Dataset section
# # # # #
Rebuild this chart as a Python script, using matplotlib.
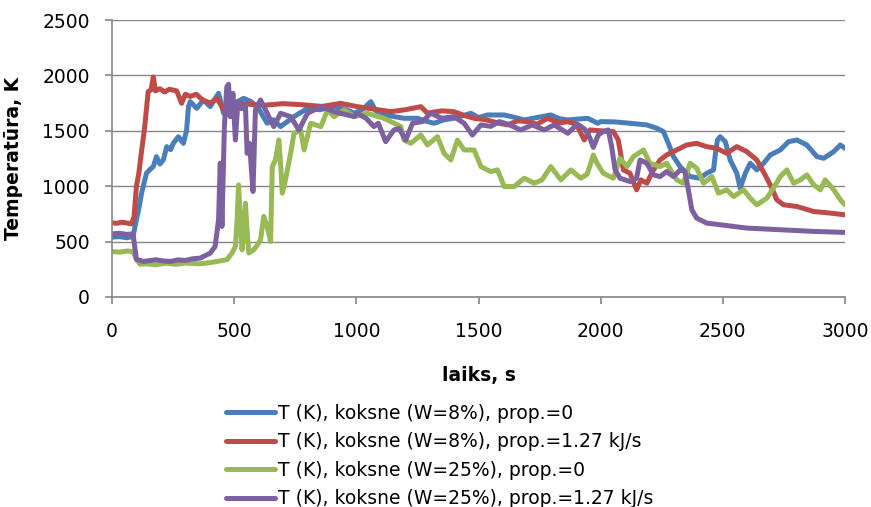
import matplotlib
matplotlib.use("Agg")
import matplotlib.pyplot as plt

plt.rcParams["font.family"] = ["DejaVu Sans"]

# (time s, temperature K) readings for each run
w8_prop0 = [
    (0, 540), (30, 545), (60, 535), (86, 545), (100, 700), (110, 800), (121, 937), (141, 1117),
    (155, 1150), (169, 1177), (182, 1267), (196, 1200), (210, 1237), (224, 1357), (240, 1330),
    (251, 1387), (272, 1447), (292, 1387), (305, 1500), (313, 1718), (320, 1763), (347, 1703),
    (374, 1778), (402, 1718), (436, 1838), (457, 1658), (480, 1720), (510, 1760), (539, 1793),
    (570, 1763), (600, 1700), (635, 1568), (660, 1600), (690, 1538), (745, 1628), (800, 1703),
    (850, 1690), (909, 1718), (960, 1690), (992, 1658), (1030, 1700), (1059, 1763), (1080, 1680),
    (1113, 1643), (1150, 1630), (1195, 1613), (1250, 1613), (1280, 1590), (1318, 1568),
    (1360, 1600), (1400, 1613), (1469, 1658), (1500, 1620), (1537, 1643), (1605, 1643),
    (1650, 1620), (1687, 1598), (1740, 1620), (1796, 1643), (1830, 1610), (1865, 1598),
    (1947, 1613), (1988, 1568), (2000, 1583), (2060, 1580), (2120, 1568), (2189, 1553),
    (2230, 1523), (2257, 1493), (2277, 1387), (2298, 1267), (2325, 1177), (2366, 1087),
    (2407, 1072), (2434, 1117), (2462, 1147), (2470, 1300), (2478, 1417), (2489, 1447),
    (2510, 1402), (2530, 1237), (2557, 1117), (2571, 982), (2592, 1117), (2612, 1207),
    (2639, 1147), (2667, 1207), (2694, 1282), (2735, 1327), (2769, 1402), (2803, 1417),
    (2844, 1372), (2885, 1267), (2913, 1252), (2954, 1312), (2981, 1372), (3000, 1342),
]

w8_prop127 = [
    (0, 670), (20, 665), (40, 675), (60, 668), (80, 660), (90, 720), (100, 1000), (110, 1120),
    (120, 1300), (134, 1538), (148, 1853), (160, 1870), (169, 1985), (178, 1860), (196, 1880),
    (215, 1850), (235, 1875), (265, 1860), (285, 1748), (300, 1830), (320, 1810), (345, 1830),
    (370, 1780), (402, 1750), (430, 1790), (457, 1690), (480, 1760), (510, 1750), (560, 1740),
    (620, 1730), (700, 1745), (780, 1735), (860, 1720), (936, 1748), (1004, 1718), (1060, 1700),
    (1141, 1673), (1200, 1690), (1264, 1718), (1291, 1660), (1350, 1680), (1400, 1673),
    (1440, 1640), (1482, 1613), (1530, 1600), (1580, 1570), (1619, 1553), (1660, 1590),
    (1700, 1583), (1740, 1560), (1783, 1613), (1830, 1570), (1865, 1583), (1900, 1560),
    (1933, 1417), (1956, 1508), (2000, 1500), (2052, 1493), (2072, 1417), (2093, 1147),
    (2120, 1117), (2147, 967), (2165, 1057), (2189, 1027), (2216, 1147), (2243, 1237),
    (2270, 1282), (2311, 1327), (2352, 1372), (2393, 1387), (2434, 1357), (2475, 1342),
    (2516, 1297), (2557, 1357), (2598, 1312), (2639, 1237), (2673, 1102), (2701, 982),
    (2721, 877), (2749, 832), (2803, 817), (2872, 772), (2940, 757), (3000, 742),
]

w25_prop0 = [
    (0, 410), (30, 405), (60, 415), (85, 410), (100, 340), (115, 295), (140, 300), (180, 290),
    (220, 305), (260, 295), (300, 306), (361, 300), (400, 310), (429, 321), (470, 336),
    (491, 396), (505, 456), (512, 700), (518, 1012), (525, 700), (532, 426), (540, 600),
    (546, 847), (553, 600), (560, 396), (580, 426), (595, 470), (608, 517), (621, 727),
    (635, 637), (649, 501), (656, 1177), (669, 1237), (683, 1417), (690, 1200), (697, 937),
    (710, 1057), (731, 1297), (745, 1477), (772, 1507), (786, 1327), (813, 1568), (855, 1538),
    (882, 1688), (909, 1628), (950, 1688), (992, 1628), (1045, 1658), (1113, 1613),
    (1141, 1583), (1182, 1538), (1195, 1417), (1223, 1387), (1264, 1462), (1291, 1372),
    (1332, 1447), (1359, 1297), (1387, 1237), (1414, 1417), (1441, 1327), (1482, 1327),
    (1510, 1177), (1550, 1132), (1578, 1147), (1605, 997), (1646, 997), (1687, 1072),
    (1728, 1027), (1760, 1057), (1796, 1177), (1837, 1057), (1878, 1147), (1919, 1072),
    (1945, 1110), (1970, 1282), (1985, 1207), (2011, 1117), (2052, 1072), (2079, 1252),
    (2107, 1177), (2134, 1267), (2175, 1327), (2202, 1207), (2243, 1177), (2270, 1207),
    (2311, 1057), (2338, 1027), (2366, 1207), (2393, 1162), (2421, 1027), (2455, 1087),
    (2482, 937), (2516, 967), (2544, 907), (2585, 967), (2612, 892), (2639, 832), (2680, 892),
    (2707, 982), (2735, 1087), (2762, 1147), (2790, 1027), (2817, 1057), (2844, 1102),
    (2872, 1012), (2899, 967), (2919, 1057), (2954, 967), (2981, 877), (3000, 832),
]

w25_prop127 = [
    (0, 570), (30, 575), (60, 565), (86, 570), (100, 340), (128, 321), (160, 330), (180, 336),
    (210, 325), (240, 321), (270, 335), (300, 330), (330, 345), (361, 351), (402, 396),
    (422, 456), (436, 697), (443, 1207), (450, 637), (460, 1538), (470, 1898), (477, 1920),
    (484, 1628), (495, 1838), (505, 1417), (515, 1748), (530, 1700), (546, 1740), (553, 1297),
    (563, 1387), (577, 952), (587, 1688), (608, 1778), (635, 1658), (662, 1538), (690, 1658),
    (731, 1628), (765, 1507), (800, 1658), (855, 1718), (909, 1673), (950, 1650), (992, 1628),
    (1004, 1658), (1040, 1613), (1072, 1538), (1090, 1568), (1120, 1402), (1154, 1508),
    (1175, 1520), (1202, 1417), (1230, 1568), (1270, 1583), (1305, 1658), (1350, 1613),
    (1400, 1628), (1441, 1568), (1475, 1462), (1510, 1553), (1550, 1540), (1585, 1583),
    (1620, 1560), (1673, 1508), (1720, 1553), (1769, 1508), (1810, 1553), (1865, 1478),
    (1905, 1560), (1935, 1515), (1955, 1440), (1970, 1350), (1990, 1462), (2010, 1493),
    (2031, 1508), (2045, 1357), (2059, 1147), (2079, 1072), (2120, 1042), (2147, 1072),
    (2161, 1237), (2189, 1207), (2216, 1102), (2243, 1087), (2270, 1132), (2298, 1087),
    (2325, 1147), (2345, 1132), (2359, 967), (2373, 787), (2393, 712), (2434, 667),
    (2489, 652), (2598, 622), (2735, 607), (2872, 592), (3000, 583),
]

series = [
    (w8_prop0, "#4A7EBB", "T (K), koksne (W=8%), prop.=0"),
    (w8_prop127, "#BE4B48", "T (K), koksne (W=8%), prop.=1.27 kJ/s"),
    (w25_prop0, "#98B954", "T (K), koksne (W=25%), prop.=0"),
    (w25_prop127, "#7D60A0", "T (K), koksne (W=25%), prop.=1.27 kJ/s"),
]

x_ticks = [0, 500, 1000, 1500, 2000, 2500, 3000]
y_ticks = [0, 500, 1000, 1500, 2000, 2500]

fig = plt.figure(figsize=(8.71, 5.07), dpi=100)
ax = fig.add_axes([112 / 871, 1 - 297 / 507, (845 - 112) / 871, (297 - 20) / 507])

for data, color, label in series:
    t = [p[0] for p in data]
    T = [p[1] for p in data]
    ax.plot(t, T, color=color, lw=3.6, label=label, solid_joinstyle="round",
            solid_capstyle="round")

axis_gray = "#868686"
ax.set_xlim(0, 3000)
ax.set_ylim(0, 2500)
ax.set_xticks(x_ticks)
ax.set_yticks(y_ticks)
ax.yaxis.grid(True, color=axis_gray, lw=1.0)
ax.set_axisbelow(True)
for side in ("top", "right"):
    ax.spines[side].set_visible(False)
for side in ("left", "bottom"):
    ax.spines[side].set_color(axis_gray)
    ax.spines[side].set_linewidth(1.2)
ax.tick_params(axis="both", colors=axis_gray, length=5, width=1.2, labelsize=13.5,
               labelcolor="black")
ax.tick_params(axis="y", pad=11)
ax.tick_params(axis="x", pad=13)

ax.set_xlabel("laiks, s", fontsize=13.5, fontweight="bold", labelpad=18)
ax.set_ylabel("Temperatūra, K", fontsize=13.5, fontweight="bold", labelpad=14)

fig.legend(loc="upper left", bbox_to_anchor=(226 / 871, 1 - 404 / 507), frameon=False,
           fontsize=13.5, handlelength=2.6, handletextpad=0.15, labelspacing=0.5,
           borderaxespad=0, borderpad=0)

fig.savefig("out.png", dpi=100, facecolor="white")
# # # # #
Required task
Select and copy every line of the listing with the word "matplotlib".

The output
Rebuild this chart as a Python script, using matplotlib.
import matplotlib
matplotlib.use("Agg")
import matplotlib.pyplot as plt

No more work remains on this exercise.